## Given task
Your task is to transcribe all the entries exactly, excluding pictures.

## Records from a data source
━━━━━━━━━━━━━━━━━━━━━━━━━━━━━━
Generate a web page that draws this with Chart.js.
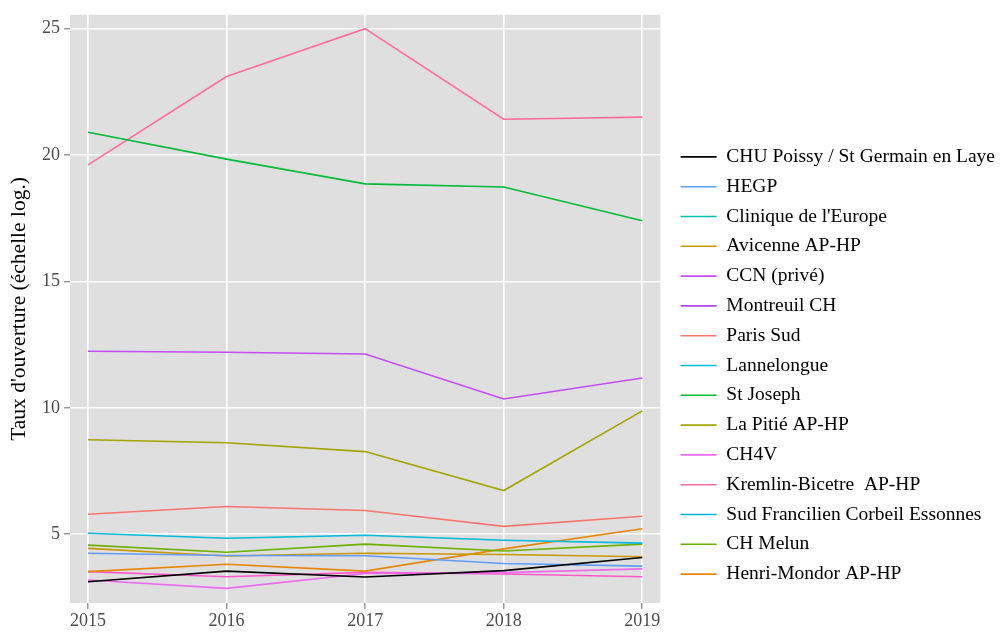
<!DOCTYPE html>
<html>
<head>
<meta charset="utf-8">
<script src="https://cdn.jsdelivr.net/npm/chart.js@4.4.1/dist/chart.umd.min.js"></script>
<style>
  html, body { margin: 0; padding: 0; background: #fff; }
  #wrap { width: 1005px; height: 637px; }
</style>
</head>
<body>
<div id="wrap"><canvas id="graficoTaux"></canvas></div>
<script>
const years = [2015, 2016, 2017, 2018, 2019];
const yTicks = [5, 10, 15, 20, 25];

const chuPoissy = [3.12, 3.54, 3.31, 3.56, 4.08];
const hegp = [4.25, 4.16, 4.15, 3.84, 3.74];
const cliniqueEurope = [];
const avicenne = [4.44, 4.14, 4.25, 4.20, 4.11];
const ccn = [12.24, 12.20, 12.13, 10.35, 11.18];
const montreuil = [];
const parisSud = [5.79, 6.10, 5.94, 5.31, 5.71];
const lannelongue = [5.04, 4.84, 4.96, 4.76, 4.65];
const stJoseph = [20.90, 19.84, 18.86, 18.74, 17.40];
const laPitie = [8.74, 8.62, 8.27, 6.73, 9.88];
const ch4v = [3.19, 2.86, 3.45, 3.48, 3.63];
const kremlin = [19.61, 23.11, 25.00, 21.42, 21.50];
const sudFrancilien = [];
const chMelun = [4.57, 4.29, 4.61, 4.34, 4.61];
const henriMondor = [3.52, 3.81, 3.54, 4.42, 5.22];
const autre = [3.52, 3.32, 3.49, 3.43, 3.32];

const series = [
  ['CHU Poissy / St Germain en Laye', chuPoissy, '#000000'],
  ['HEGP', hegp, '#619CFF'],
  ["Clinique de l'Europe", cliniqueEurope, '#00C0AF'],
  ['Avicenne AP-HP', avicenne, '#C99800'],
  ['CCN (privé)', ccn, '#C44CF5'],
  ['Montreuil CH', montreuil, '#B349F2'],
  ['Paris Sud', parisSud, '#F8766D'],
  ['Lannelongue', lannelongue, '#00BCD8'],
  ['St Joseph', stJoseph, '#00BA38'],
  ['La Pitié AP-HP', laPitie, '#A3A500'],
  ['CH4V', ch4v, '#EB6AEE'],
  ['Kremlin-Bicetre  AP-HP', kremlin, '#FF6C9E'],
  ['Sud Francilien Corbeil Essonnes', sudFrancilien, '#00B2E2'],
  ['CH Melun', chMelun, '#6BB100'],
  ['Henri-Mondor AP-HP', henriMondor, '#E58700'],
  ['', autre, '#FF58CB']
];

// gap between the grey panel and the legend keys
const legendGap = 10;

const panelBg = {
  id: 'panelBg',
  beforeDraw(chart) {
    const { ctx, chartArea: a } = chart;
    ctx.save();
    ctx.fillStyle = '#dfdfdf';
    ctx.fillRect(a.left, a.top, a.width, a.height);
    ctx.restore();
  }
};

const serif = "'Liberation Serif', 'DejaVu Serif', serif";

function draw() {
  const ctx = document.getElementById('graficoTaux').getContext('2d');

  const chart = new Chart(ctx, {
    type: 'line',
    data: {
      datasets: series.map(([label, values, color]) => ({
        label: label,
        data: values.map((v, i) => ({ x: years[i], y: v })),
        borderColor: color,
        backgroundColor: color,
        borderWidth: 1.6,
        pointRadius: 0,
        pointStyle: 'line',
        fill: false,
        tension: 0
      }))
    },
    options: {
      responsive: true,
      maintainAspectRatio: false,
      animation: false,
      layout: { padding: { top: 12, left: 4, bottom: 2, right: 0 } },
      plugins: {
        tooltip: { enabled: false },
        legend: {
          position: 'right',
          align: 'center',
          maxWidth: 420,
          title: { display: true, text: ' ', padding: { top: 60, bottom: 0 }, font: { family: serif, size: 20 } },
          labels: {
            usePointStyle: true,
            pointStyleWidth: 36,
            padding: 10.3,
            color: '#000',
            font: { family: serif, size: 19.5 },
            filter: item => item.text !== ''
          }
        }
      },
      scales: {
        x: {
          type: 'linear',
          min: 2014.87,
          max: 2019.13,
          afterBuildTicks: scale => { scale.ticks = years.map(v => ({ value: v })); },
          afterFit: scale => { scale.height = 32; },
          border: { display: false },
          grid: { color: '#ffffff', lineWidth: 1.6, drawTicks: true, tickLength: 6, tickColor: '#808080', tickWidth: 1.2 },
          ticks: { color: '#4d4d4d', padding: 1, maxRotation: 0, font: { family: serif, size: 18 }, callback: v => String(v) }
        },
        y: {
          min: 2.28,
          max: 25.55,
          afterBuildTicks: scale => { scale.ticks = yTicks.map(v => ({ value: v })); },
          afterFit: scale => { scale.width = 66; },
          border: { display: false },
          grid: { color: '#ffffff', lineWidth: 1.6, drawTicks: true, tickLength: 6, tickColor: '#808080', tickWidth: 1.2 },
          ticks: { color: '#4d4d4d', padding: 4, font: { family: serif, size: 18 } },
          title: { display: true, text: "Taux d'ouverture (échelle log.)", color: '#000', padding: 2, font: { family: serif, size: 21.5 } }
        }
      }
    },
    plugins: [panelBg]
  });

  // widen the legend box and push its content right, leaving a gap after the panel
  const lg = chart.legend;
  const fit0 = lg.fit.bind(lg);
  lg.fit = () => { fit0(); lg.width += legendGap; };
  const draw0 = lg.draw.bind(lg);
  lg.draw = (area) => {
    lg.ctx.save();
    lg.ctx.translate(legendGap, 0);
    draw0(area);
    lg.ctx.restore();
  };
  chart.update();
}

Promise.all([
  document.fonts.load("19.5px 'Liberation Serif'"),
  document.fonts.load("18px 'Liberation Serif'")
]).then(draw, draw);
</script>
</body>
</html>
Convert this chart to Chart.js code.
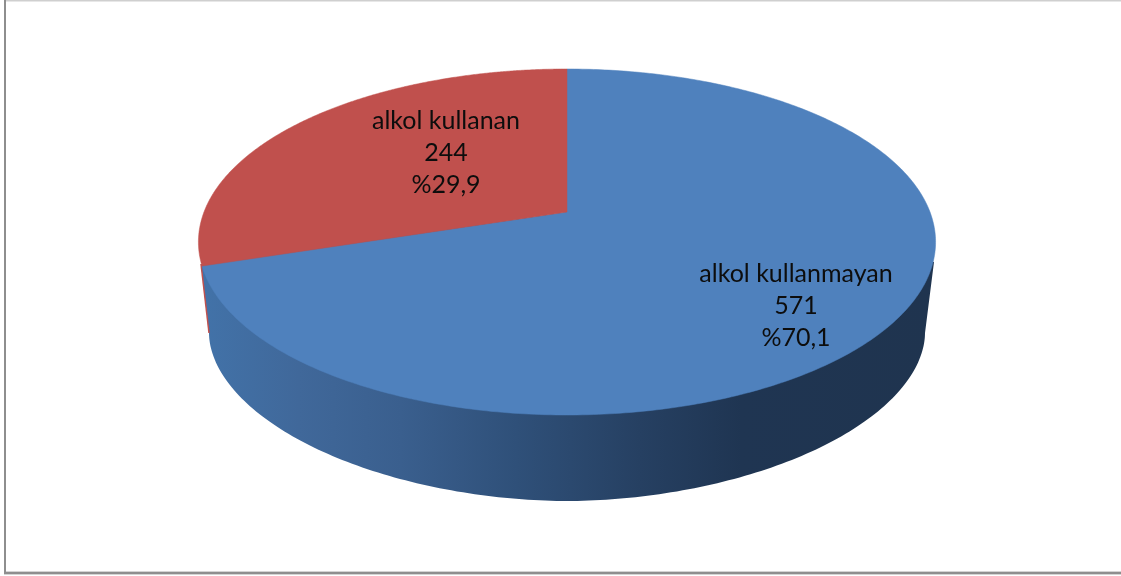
━━━━━━━━━━━━━━━━━━━━━━━━━━━━━━
## Completed task
Generate a web page that draws this with Chart.js.
<!DOCTYPE html>
<html>
<head>
<meta charset="utf-8">
<script src="https://cdn.jsdelivr.net/npm/chart.js@4.4.1/dist/chart.umd.min.js"></script>
<style>
  html, body { margin: 0; padding: 0; background: #fff; }
  #wrap { width: 1005px; height: 637px; }
</style>
</head>
<body>
<div id="wrap"><canvas id="graficoTaux"></canvas></div>
<script>
const years = [2015, 2016, 2017, 2018, 2019];
const yTicks = [5, 10, 15, 20, 25];

const chuPoissy = [3.12, 3.54, 3.31, 3.56, 4.08];
const hegp = [4.25, 4.16, 4.15, 3.84, 3.74];
const cliniqueEurope = [];
const avicenne = [4.44, 4.14, 4.25, 4.20, 4.11];
const ccn = [12.24, 12.20, 12.13, 10.35, 11.18];
const montreuil = [];
const parisSud = [5.79, 6.10, 5.94, 5.31, 5.71];
const lannelongue = [5.04, 4.84, 4.96, 4.76, 4.65];
const stJoseph = [20.90, 19.84, 18.86, 18.74, 17.40];
const laPitie = [8.74, 8.62, 8.27, 6.73, 9.88];
const ch4v = [3.19, 2.86, 3.45, 3.48, 3.63];
const kremlin = [19.61, 23.11, 25.00, 21.42, 21.50];
const sudFrancilien = [];
const chMelun = [4.57, 4.29, 4.61, 4.34, 4.61];
const henriMondor = [3.52, 3.81, 3.54, 4.42, 5.22];
const autre = [3.52, 3.32, 3.49, 3.43, 3.32];

const series = [
  ['CHU Poissy / St Germain en Laye', chuPoissy, '#000000'],
  ['HEGP', hegp, '#619CFF'],
  ["Clinique de l'Europe", cliniqueEurope, '#00C0AF'],
  ['Avicenne AP-HP', avicenne, '#C99800'],
  ['CCN (privé)', ccn, '#C44CF5'],
  ['Montreuil CH', montreuil, '#B349F2'],
  ['Paris Sud', parisSud, '#F8766D'],
  ['Lannelongue', lannelongue, '#00BCD8'],
  ['St Joseph', stJoseph, '#00BA38'],
  ['La Pitié AP-HP', laPitie, '#A3A500'],
  ['CH4V', ch4v, '#EB6AEE'],
  ['Kremlin-Bicetre  AP-HP', kremlin, '#FF6C9E'],
  ['Sud Francilien Corbeil Essonnes', sudFrancilien, '#00B2E2'],
  ['CH Melun', chMelun, '#6BB100'],
  ['Henri-Mondor AP-HP', henriMondor, '#E58700'],
  ['', autre, '#FF58CB']
];

// gap between the grey panel and the legend keys
const legendGap = 10;

const panelBg = {
  id: 'panelBg',
  beforeDraw(chart) {
    const { ctx, chartArea: a } = chart;
    ctx.save();
    ctx.fillStyle = '#dfdfdf';
    ctx.fillRect(a.left, a.top, a.width, a.height);
    ctx.restore();
  }
};

const serif = "'Liberation Serif', 'DejaVu Serif', serif";

function draw() {
  const ctx = document.getElementById('graficoTaux').getContext('2d');

  const chart = new Chart(ctx, {
    type: 'line',
    data: {
      datasets: series.map(([label, values, color]) => ({
        label: label,
        data: values.map((v, i) => ({ x: years[i], y: v })),
        borderColor: color,
        backgroundColor: color,
        borderWidth: 1.6,
        pointRadius: 0,
        pointStyle: 'line',
        fill: false,
        tension: 0
      }))
    },
    options: {
      responsive: true,
      maintainAspectRatio: false,
      animation: false,
      layout: { padding: { top: 12, left: 4, bottom: 2, right: 0 } },
      plugins: {
        tooltip: { enabled: false },
        legend: {
          position: 'right',
          align: 'center',
          maxWidth: 420,
          title: { display: true, text: ' ', padding: { top: 60, bottom: 0 }, font: { family: serif, size: 20 } },
          labels: {
            usePointStyle: true,
            pointStyleWidth: 36,
            padding: 10.3,
            color: '#000',
            font: { family: serif, size: 19.5 },
            filter: item => item.text !== ''
          }
        }
      },
      scales: {
        x: {
          type: 'linear',
          min: 2014.87,
          max: 2019.13,
          afterBuildTicks: scale => { scale.ticks = years.map(v => ({ value: v })); },
          afterFit: scale => { scale.height = 32; },
          border: { display: false },
          grid: { color: '#ffffff', lineWidth: 1.6, drawTicks: true, tickLength: 6, tickColor: '#808080', tickWidth: 1.2 },
          ticks: { color: '#4d4d4d', padding: 1, maxRotation: 0, font: { family: serif, size: 18 }, callback: v => String(v) }
        },
        y: {
          min: 2.28,
          max: 25.55,
          afterBuildTicks: scale => { scale.ticks = yTicks.map(v => ({ value: v })); },
          afterFit: scale => { scale.width = 66; },
          border: { display: false },
          grid: { color: '#ffffff', lineWidth: 1.6, drawTicks: true, tickLength: 6, tickColor: '#808080', tickWidth: 1.2 },
          ticks: { color: '#4d4d4d', padding: 4, font: { family: serif, size: 18 } },
          title: { display: true, text: "Taux d'ouverture (échelle log.)", color: '#000', padding: 2, font: { family: serif, size: 21.5 } }
        }
      }
    },
    plugins: [panelBg]
  });

  // widen the legend box and push its content right, leaving a gap after the panel
  const lg = chart.legend;
  const fit0 = lg.fit.bind(lg);
  lg.fit = () => { fit0(); lg.width += legendGap; };
  const draw0 = lg.draw.bind(lg);
  lg.draw = (area) => {
    lg.ctx.save();
    lg.ctx.translate(legendGap, 0);
    draw0(area);
    lg.ctx.restore();
  };
  chart.update();
}

Promise.all([
  document.fonts.load("19.5px 'Liberation Serif'"),
  document.fonts.load("18px 'Liberation Serif'")
]).then(draw, draw);
</script>
</body>
</html>
Convert this chart to Chart.js code.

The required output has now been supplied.